**PROBLEM REQUIREMENTS**
Each line from the top of the listing through the one holding "from matplotlib import font_manager" should be restated word for word, with nothing added and no pictures.

**SUPPLIED RECORDS**
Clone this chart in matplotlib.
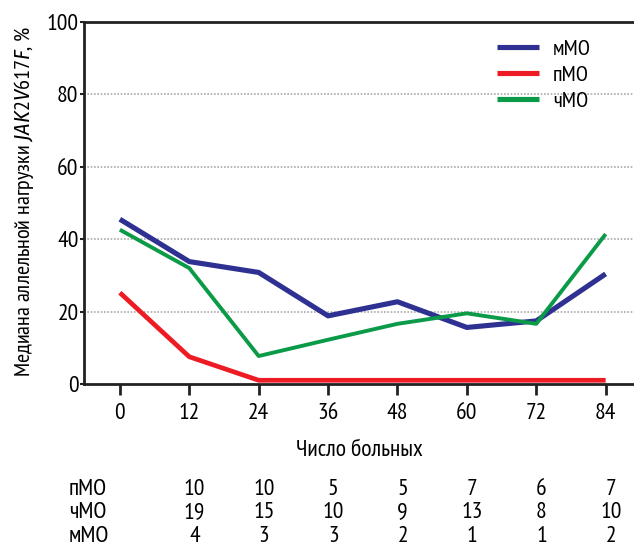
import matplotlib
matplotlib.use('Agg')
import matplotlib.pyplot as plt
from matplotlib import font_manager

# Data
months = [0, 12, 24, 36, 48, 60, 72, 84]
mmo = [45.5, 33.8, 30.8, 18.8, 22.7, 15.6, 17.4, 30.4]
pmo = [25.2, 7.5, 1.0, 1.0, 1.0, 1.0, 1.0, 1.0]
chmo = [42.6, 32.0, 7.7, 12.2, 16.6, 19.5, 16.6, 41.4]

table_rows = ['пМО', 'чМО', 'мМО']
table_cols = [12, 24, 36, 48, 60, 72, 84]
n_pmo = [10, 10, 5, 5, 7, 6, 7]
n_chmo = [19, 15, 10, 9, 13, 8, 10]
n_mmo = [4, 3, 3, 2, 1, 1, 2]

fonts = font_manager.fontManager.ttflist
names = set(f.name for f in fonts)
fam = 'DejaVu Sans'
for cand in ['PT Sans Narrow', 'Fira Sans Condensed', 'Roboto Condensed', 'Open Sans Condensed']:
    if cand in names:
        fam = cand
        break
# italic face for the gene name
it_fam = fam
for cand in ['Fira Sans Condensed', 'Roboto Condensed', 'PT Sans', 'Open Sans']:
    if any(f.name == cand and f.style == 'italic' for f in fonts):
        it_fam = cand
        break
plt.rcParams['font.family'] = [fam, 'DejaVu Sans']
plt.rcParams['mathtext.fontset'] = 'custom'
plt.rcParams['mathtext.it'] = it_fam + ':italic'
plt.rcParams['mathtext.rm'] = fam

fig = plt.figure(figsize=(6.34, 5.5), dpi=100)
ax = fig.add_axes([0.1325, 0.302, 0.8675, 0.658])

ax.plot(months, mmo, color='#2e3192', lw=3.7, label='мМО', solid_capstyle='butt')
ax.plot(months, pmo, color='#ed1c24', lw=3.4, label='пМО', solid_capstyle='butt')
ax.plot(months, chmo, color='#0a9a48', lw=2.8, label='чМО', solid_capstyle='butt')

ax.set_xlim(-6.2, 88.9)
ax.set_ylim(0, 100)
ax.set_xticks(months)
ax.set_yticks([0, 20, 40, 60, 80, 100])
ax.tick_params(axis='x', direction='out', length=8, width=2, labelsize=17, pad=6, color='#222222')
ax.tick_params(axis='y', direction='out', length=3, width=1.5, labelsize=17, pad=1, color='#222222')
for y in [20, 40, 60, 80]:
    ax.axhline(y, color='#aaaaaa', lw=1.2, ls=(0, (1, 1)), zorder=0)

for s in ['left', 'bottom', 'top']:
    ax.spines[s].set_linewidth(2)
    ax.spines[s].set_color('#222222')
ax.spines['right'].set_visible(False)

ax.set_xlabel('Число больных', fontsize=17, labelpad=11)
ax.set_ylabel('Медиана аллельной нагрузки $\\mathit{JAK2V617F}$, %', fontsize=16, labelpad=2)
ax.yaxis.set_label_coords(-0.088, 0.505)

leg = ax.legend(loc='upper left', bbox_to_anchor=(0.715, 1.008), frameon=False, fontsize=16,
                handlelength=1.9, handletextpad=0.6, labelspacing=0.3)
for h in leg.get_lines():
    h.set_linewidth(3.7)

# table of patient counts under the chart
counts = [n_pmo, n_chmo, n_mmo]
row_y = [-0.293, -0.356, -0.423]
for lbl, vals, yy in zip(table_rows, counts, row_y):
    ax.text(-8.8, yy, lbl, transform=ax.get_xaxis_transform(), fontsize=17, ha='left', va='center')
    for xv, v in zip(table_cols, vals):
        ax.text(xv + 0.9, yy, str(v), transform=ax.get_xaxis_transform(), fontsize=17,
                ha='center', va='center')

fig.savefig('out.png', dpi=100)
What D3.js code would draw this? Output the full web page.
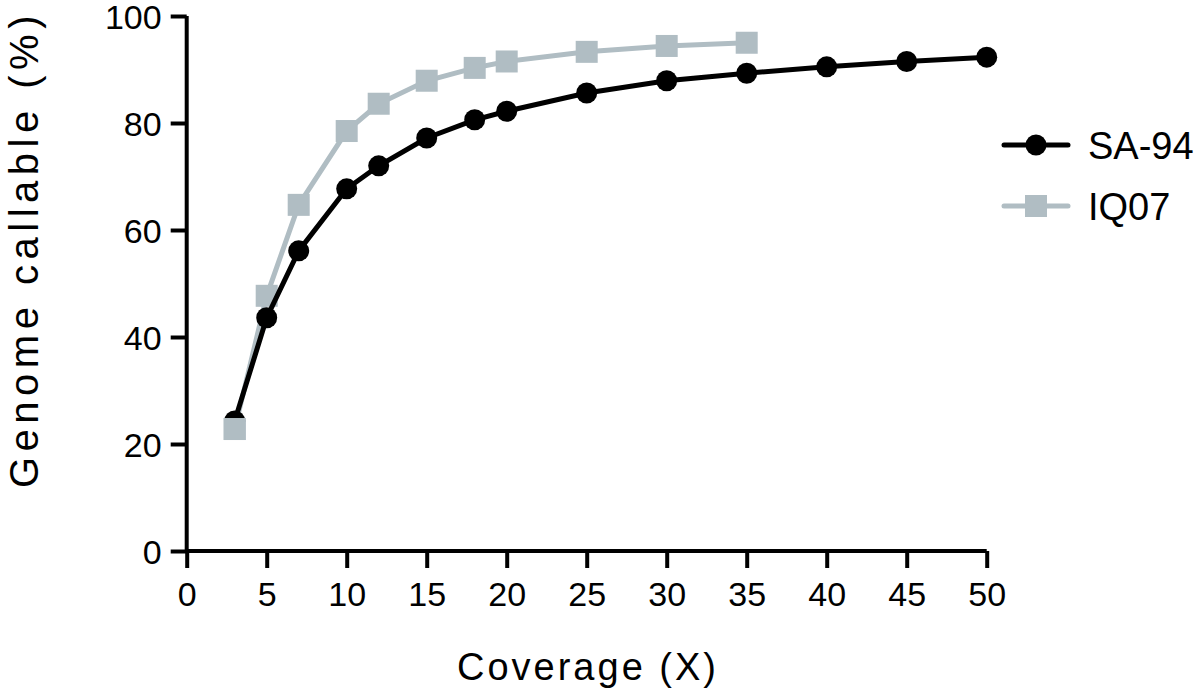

**CORRECT OUTPUT**
Clone this chart in matplotlib.
import matplotlib
matplotlib.use('Agg')
import matplotlib.pyplot as plt
from matplotlib import font_manager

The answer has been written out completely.